WORK TO BE COMPLETED
Single out each line with the word "that" and copy it.

INFORMATION SHOWN
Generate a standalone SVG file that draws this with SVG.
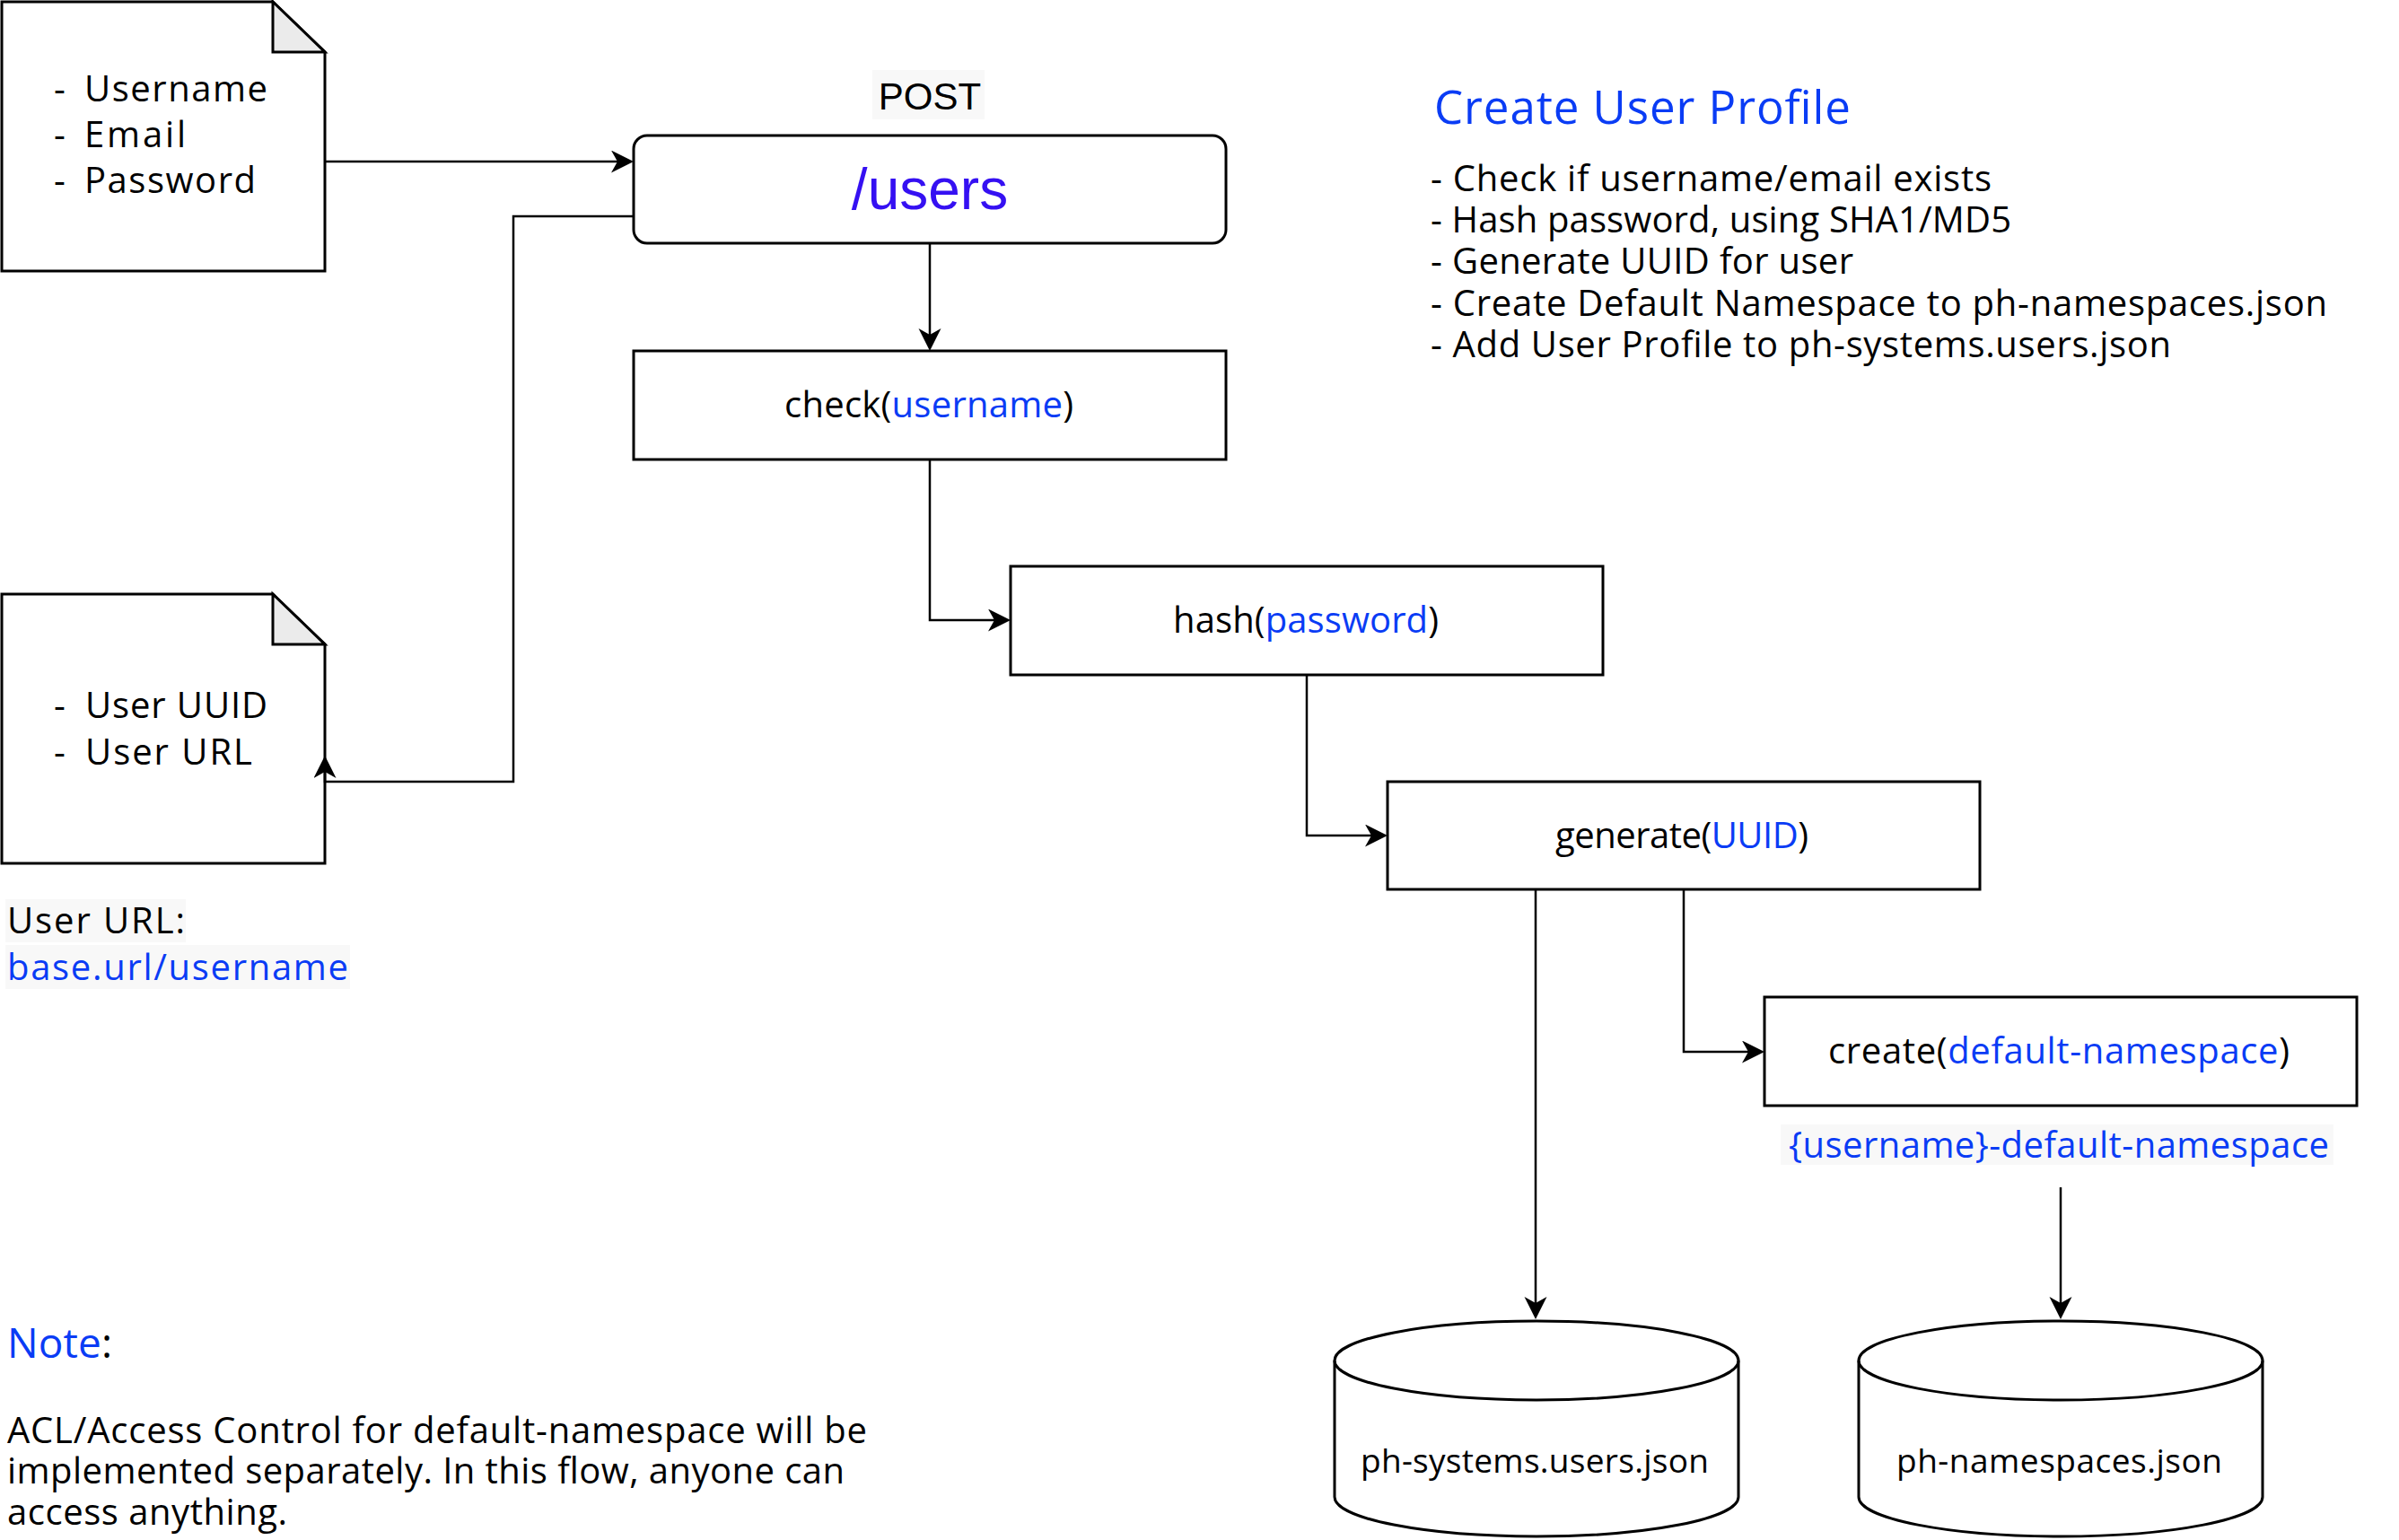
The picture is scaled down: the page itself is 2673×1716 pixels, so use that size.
<svg xmlns="http://www.w3.org/2000/svg" width="2673" height="1716" viewBox="0 0 2673 1716">
<defs>
<style>
.t{font-family:"Open Sans","Noto Sans",sans-serif;fill:#000}
.a{font-family:"Liberation Sans",Arial,sans-serif;fill:#000}
.b{fill:#0a3cf5}
.v{fill:#3510f2}
.box{fill:#fff;stroke:#000;stroke-width:3}
.fold{fill:#ebebeb;stroke:#000;stroke-width:3;stroke-linejoin:miter}
.con{fill:none;stroke:#000;stroke-width:2.5}
.bg{fill:#f8f8f8}
</style>
<marker id="arr" markerUnits="userSpaceOnUse" viewBox="0 0 26 26" markerWidth="26" markerHeight="26" refX="7" refY="12.5" orient="auto">
<path d="M0,0 L25,12.5 L0,25 L7,12.5 Z" fill="#000"/>
</marker>
</defs>
<rect width="2673" height="1716" fill="#fff"/>

<g id="input-doc">
<path class="box" d="M2,2 H304 L362,58 V302 H2 Z"/>
<path class="fold" d="M304,2 V58 H362 Z"/>
<text class="t" x="60" y="113" font-size="40">-</text>
<text class="t" x="94" y="113" font-size="40" textLength="204">Username</text>
<text class="t" x="60" y="164" font-size="40">-</text>
<text class="t" x="94" y="164" font-size="40" textLength="113">Email</text>
<text class="t" x="60" y="215" font-size="40">-</text>
<text class="t" x="94" y="215" font-size="40" textLength="191">Password</text>
</g>

<g id="post-label">
<rect class="bg" x="972" y="78" width="125" height="55"/>
<text class="a" x="1036" y="122" font-size="42" text-anchor="middle">POST</text>
</g>

<g id="users-endpoint">
<rect class="box" x="706" y="151" width="660" height="120" rx="15" ry="15"/>
<text class="a v" x="1036" y="233" font-size="64" text-anchor="middle">/users</text>
</g>

<g id="check">
<rect class="box" x="706" y="391" width="660" height="121"/>
<text class="t" x="874" y="465" font-size="40" textLength="322">check(<tspan class="b">username</tspan>)</text>
</g>

<g id="hash">
<rect class="box" x="1126" y="631" width="660" height="121"/>
<text class="t" x="1307" y="705" font-size="40" textLength="296">hash(<tspan class="b">password</tspan>)</text>
</g>

<g id="generate">
<rect class="box" x="1546" y="871" width="660" height="120"/>
<text class="t" x="1733" y="945" font-size="40" textLength="282">generate(<tspan class="b">UUID</tspan>)</text>
</g>

<g id="create">
<rect class="box" x="1966" y="1111" width="660" height="121"/>
<text class="t" x="2037" y="1185" font-size="40" textLength="514">create(<tspan class="b">default-namespace</tspan>)</text>
</g>

<g id="namespace-label">
<rect class="bg" x="1984" y="1253" width="616" height="45"/>
<text class="t b" x="1993" y="1290" font-size="40" textLength="602">{username}-default-namespace</text>
</g>

<g id="output-doc">
<path class="box" d="M2,662 H304 L362,718 V962 H2 Z"/>
<path class="fold" d="M304,662 V718 H362 Z"/>
<text class="t" x="60" y="800" font-size="40">-</text>
<text class="t" x="95" y="800" font-size="40" textLength="203">User UUID</text>
<text class="t" x="60" y="852" font-size="40">-</text>
<text class="t" x="95" y="852" font-size="40" textLength="186">User URL</text>
</g>

<g id="user-url-note">
<rect class="bg" x="6" y="1002" width="201" height="48"/>
<rect class="bg" x="6" y="1053" width="384" height="49"/>
<text class="t" x="8" y="1040" font-size="40" textLength="198">User URL:</text>
<text class="t b" x="8" y="1092" font-size="40" textLength="380">base.url/username</text>
</g>

<g id="description">
<text class="t b" x="1598" y="138" font-size="51" textLength="464">Create User Profile</text>
<text class="t" x="1594" y="213" font-size="40" textLength="625">- Check if username/email exists</text>
<text class="t" x="1594" y="259" font-size="40" textLength="647">- Hash password, using SHA1/MD5</text>
<text class="t" x="1594" y="305" font-size="40" textLength="471">- Generate UUID for user</text>
<text class="t" x="1594" y="352" font-size="40" textLength="999">- Create Default Namespace to ph-namespaces.json</text>
<text class="t" x="1594" y="398" font-size="40" textLength="825">- Add User Profile to ph-systems.users.json</text>
</g>

<g id="db-users">
<path class="box" d="M1487,1516 A225,44 0 0,1 1937,1516 V1668 A225,44 0 0,1 1487,1668 Z"/>
<path class="con" style="stroke-width:3" d="M1487,1516 A225,44 0 0,0 1937,1516"/>
<text class="t" x="1516" y="1641" font-size="37" textLength="388">ph-systems.users.json</text>
</g>

<g id="db-namespaces">
<path class="box" d="M2071,1516 A225,44 0 0,1 2521,1516 V1668 A225,44 0 0,1 2071,1668 Z"/>
<path class="con" style="stroke-width:3" d="M2071,1516 A225,44 0 0,0 2521,1516"/>
<text class="t" x="2113" y="1641" font-size="37" textLength="363">ph-namespaces.json</text>
</g>

<g id="note">
<text class="t" x="8" y="1513" font-size="46" textLength="117"><tspan class="b">Note</tspan>:</text>
<text class="t" x="8" y="1608" font-size="40" textLength="958">ACL/Access Control for default-namespace will be</text>
<text class="t" x="8" y="1653" font-size="40" textLength="933">implemented separately. In this flow, anyone can</text>
<text class="t" x="8" y="1699" font-size="40" textLength="312">access anything.</text>
</g>

<g id="connectors">
<path class="con" d="M362,180 H688" marker-end="url(#arr)"/>
<path class="con" d="M706,241 H572 V871 H362 V860" marker-end="url(#arr)"/>
<path class="con" d="M1036,271 V373" marker-end="url(#arr)"/>
<path class="con" d="M1036,512 V691 H1108" marker-end="url(#arr)"/>
<path class="con" d="M1456,752 V931 H1528" marker-end="url(#arr)"/>
<path class="con" d="M1876,991 V1172 H1948" marker-end="url(#arr)"/>
<path class="con" d="M1711,991 V1452" marker-end="url(#arr)"/>
<path class="con" d="M2296,1323 V1452" marker-end="url(#arr)"/>
</g>
</svg>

PROBLEM SOLUTION
Generate a standalone SVG file that draws this with SVG.
The picture is scaled down: the page itself is 2673×1716 pixels, so use that size.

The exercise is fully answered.